Contrarian: What the Bulls Got Right

To be fair, the proposal has one undeniable strength: it forces the conversation. The ENS community now knows their treasury is controlled by a single key. The act of publicly proposing delegation creates accountability. If nothing changes, the co-founder's public statement becomes evidence of negligence.

And delegated voting can increase participation. The current ENS voter turnout is abysmal—often below 1% of circulating supply. Activating 5 million tokens could push that to 6-7%, making governance decisions more representative. That's a functional improvement.
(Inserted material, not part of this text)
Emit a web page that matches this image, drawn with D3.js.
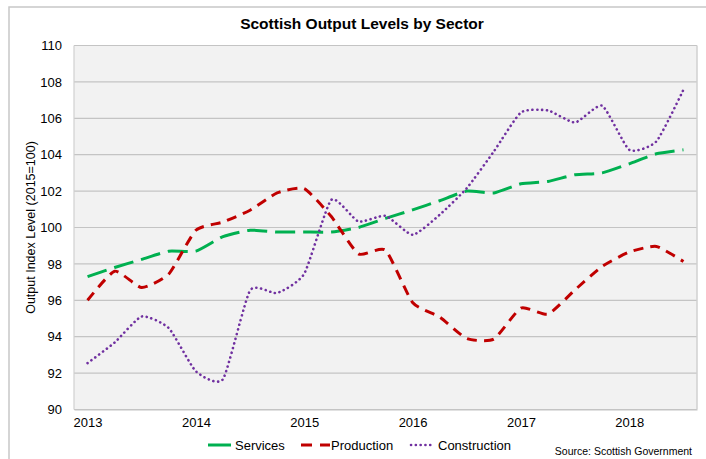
<!DOCTYPE html>
<html>
<head>
<meta charset="utf-8">
<script src="https://cdn.jsdelivr.net/npm/d3@7"></script>
<style>
  body { margin: 0; background: #fff; }
  svg text { font-family: "Liberation Sans", Arial, sans-serif; fill: #000; }
</style>
</head>
<body>
<div id="chart"></div>
<script>
// quarters 2013 Q1 .. 2018 Q3
const quarters = [
  "2013 Q1", "2013 Q2", "2013 Q3", "2013 Q4",
  "2014 Q1", "2014 Q2", "2014 Q3", "2014 Q4",
  "2015 Q1", "2015 Q2", "2015 Q3", "2015 Q4",
  "2016 Q1", "2016 Q2", "2016 Q3", "2016 Q4",
  "2017 Q1", "2017 Q2", "2017 Q3", "2017 Q4",
  "2018 Q1", "2018 Q2", "2018 Q3"
];
const yearLabels = ["2013", "2014", "2015", "2016", "2017", "2018"];
const yTicks = [90, 92, 94, 96, 98, 100, 102, 104, 106, 108, 110];

const services = [97.3, 97.8, 98.25, 98.7, 98.7, 99.5, 99.85, 99.75, 99.75, 99.75, 100.0, 100.5,
  100.97, 101.47, 102.0, 101.9, 102.4, 102.53, 102.9, 103.0, 103.5, 104.05, 104.27];
const production = [96.0, 97.6, 96.7, 97.45, 99.85, 100.3, 100.95, 101.9, 102.13, 100.6, 98.55, 98.75,
  95.88, 95.08, 93.9, 93.87, 95.57, 95.24, 96.58, 97.86, 98.65, 98.96, 98.13];
const construction = [92.55, 93.68, 95.11, 94.47, 92.1, 91.67, 96.54, 96.4, 97.46, 101.52, 100.33, 100.64,
  99.6, 100.7, 102.16, 104.18, 106.32, 106.43, 105.77, 106.69, 104.27, 104.73, 107.57];

const series = [
  {name: "Services", values: services, color: "#00b050", dash: "20,8", cap: "butt", width: 3},
  {name: "Production", values: production, color: "#c00000", dash: "10,7", cap: "butt", width: 3},
  {name: "Construction", values: construction, color: "#7030a0", dash: "0.1,4.7", cap: "round", width: 2.6}
];

const width = 706, height = 459;
const plot = {left: 74, right: 697, top: 45.5, bottom: 409.5};

let svg = d3.select("#chart").append("svg")
  .attr("width", width).attr("height", height);

// outer chart frame
svg.append("rect")
  .attr("x", 9).attr("y", 7).attr("width", 720).attr("height", 470)
  .attr("fill", "#fff").attr("stroke", "#c8c8c8").attr("stroke-width", 1.5);

let x = d3.scalePoint().domain(quarters).range([plot.left, plot.right]).padding(0.5);
let y = d3.scaleLinear().domain([90, 110]).range([plot.bottom, plot.top]);

// plot background
svg.append("rect")
  .attr("x", plot.left).attr("y", plot.top)
  .attr("width", plot.right - plot.left).attr("height", plot.bottom - plot.top)
  .attr("fill", "#f2f2f2");

// grid
svg.append("g").selectAll("line")
  .data(yTicks)
  .enter().append("line")
  .attr("x1", plot.left).attr("x2", plot.right)
  .attr("y1", d => y(d)).attr("y2", d => y(d))
  .attr("stroke", "#c4c4c4").attr("stroke-width", 1.2);

// plot border left / right
svg.append("line").attr("x1", plot.left).attr("x2", plot.left)
  .attr("y1", plot.top).attr("y2", plot.bottom).attr("stroke", "#d0d0d0").attr("stroke-width", 1.2);
svg.append("line").attr("x1", plot.right).attr("x2", plot.right)
  .attr("y1", plot.top).attr("y2", plot.bottom).attr("stroke", "#d0d0d0").attr("stroke-width", 1.5);

// y axis
let yAxis = d3.axisLeft(y).tickValues(yTicks).tickSize(0).tickPadding(12);
let gy = svg.append("g").attr("transform", `translate(${plot.left},0)`).call(yAxis);
gy.select(".domain").remove();
gy.selectAll("text").style("font-size", "13px").style("font-family", "Liberation Sans, Arial, sans-serif");

// x axis: year labels on first quarter
let xAxis = d3.axisBottom(x)
  .tickValues(yearLabels.map(yr => yr + " Q1"))
  .tickFormat(d => d.slice(0, 4))
  .tickSize(0).tickPadding(8);
let gx = svg.append("g").attr("transform", `translate(0,${plot.bottom})`).call(xAxis);
gx.select(".domain").attr("stroke", "#c4c4c4").attr("stroke-width", 1.2);
gx.selectAll("text").style("font-size", "13px").style("font-family", "Liberation Sans, Arial, sans-serif");

// axis title
svg.append("text")
  .attr("transform", `translate(35,${(plot.top + plot.bottom) / 2}) rotate(-90)`)
  .attr("text-anchor", "middle")
  .style("font-size", "12.5px")
  .text("Output Index Level (2015=100)");

// title
svg.append("text")
  .attr("x", 362).attr("y", 29)
  .attr("text-anchor", "middle")
  .style("font-size", "15.5px").style("font-weight", "bold")
  .text("Scottish Output Levels by Sector");

// lines (Excel-like mild smoothing)
let line = d3.line()
  .x((d, i) => x(quarters[i]))
  .y(d => y(d))
  .curve(d3.curveCardinal.tension(0.45));

svg.append("g").selectAll("path")
  .data(series)
  .enter().append("path")
  .attr("d", d => line(d.values))
  .attr("fill", "none")
  .attr("stroke", d => d.color)
  .attr("stroke-width", d => d.width)
  .attr("stroke-dasharray", d => d.dash)
  .attr("stroke-linecap", d => d.cap);

// legend
const legendPos = [208, 301, 411];
let legend = svg.append("g").selectAll("g")
  .data(series)
  .enter().append("g")
  .attr("transform", (d, i) => `translate(${legendPos[i]},445)`);

legend.append("line")
  .attr("x1", 0).attr("x2", d => d.name === "Production" ? 29 : 23)
  .attr("y1", 0).attr("y2", 0)
  .attr("stroke", d => d.color)
  .attr("stroke-width", d => d.width)
  .attr("stroke-dasharray", d => d.name === "Services" ? null : d.name === "Production" ? "11,8" : d.dash)
  .attr("stroke-linecap", d => d.cap);

legend.append("text")
  .attr("x", d => d.name === "Production" ? 30 : 27)
  .attr("y", 4.5)
  .style("font-size", "13px")
  .text(d => d.name);

// source note
svg.append("text")
  .attr("x", 692).attr("y", 455)
  .attr("text-anchor", "end")
  .style("font-size", "10.5px")
  .text("Source: Scottish Government");
</script>
</body>
</html>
The bulls also argue that delegation is reversible. If the delegates misbehave, the DAO can vote to delegate elsewhere. But that assumes the DAO can move faster than a malicious delegate. In practice, governance moves at the speed of a weekly voting cycle. A single determined delegate could drain the treasury before a revocation vote passes.

Takeaway: The Accountability Call

The ENS DAO has a choice. Accept a cosmetic delegation that masks the same centralization, or push for a proper multi-signature upgrade with binding constraints on delegate power. The 5 million token delegation is a band-aid on a bullet wound. The smart contract needs to be rewritten—not just reassigned.

I didn't write this to dismiss the proposal. I wrote it because the industry has a habit of celebrating half-measures as breakthroughs. ENS deserves better. The treasury belongs to the community, not a single key. And until the multisig is hardened, every delegate is just another target.